PROVIDED DATA:
-- -- --

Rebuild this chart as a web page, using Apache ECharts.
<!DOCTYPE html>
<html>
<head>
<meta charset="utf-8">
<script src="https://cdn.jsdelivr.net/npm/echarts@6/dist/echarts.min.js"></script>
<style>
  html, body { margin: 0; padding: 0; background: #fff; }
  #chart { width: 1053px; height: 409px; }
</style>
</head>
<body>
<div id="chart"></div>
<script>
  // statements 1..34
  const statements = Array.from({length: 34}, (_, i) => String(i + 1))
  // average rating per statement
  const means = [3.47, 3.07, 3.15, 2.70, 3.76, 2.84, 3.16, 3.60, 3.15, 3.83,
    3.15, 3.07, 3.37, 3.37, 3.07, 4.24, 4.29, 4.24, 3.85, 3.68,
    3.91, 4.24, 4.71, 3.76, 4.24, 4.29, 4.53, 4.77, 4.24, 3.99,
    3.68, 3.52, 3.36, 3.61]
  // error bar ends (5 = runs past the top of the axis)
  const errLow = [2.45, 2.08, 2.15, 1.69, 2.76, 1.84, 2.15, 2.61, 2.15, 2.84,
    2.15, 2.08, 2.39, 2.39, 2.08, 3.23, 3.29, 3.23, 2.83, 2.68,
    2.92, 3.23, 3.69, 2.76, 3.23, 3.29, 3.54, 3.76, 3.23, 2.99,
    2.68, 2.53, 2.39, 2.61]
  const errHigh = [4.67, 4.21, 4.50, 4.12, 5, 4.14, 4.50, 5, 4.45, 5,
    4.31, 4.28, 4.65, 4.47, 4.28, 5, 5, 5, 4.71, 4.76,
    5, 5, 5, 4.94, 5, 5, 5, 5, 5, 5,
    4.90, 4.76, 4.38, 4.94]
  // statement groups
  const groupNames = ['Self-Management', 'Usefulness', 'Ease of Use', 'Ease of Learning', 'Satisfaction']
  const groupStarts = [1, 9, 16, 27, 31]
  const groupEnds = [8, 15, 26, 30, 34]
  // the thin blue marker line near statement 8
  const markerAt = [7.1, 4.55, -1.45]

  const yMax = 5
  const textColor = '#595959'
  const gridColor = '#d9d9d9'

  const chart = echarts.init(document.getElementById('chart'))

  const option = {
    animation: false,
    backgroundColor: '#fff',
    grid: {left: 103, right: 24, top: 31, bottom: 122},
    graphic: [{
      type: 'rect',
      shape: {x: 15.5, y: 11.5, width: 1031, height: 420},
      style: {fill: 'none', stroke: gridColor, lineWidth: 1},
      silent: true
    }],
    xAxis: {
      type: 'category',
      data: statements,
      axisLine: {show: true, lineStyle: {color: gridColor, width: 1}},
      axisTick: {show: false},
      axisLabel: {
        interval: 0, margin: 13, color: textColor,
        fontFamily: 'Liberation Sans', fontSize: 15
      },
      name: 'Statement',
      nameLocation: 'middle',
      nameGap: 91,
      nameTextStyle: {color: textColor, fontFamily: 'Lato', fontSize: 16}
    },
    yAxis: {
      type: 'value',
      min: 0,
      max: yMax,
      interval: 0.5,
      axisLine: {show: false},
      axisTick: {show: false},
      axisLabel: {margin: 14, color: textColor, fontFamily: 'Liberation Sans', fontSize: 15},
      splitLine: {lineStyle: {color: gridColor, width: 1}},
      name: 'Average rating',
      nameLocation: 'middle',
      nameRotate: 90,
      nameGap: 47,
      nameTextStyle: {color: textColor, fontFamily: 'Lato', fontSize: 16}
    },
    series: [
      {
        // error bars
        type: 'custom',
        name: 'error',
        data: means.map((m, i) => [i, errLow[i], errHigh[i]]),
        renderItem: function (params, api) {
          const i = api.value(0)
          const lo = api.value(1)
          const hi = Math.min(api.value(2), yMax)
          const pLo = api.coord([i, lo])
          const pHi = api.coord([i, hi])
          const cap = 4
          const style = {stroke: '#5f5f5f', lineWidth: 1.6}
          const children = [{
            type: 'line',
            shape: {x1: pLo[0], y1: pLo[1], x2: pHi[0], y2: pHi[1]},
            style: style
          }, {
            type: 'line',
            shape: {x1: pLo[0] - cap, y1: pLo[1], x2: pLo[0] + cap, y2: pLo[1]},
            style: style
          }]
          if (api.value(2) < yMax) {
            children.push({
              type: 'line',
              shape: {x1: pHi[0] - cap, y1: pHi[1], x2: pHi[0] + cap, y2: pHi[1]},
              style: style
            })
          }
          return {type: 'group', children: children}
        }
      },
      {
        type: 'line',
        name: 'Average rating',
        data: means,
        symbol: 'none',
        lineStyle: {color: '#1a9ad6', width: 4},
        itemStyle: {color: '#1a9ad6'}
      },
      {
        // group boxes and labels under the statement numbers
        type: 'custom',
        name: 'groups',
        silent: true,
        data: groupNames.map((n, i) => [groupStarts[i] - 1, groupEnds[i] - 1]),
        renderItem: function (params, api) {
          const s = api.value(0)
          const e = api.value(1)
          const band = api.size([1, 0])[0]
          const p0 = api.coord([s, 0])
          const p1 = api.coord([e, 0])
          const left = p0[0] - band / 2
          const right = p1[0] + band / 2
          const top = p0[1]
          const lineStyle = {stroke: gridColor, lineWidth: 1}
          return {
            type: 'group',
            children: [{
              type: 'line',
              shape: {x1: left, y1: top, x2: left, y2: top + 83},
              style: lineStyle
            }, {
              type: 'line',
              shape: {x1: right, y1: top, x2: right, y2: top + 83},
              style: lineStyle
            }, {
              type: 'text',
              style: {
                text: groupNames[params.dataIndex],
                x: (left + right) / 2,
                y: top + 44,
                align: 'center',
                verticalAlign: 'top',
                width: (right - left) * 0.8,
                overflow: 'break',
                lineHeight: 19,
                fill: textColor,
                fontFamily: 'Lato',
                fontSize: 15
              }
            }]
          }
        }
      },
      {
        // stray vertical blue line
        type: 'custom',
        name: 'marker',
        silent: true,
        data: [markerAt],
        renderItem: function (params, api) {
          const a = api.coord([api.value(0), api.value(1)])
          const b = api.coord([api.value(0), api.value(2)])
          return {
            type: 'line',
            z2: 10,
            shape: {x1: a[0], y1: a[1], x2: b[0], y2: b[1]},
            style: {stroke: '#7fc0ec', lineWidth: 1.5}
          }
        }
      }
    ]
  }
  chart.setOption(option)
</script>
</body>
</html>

-- -- --

TASK DESCRIPTION: Each line from the start of the listing above through the line containing "const markerAt = [7.1, 4.55, -1.45]" should be copied exactly, please, with no other lines added.

ANSWER TO THIS PROBLEM:
Rebuild this chart as a web page, using Apache ECharts.
<!DOCTYPE html>
<html>
<head>
<meta charset="utf-8">
<script src="https://cdn.jsdelivr.net/npm/echarts@6/dist/echarts.min.js"></script>
<style>
  html, body { margin: 0; padding: 0; background: #fff; }
  #chart { width: 1053px; height: 409px; }
</style>
</head>
<body>
<div id="chart"></div>
<script>
  // statements 1..34
  const statements = Array.from({length: 34}, (_, i) => String(i + 1))
  // average rating per statement
  const means = [3.47, 3.07, 3.15, 2.70, 3.76, 2.84, 3.16, 3.60, 3.15, 3.83,
    3.15, 3.07, 3.37, 3.37, 3.07, 4.24, 4.29, 4.24, 3.85, 3.68,
    3.91, 4.24, 4.71, 3.76, 4.24, 4.29, 4.53, 4.77, 4.24, 3.99,
    3.68, 3.52, 3.36, 3.61]
  // error bar ends (5 = runs past the top of the axis)
  const errLow = [2.45, 2.08, 2.15, 1.69, 2.76, 1.84, 2.15, 2.61, 2.15, 2.84,
    2.15, 2.08, 2.39, 2.39, 2.08, 3.23, 3.29, 3.23, 2.83, 2.68,
    2.92, 3.23, 3.69, 2.76, 3.23, 3.29, 3.54, 3.76, 3.23, 2.99,
    2.68, 2.53, 2.39, 2.61]
  const errHigh = [4.67, 4.21, 4.50, 4.12, 5, 4.14, 4.50, 5, 4.45, 5,
    4.31, 4.28, 4.65, 4.47, 4.28, 5, 5, 5, 4.71, 4.76,
    5, 5, 5, 4.94, 5, 5, 5, 5, 5, 5,
    4.90, 4.76, 4.38, 4.94]
  // statement groups
  const groupNames = ['Self-Management', 'Usefulness', 'Ease of Use', 'Ease of Learning', 'Satisfaction']
  const groupStarts = [1, 9, 16, 27, 31]
  const groupEnds = [8, 15, 26, 30, 34]
  // the thin blue marker line near statement 8
  const markerAt = [7.1, 4.55, -1.45]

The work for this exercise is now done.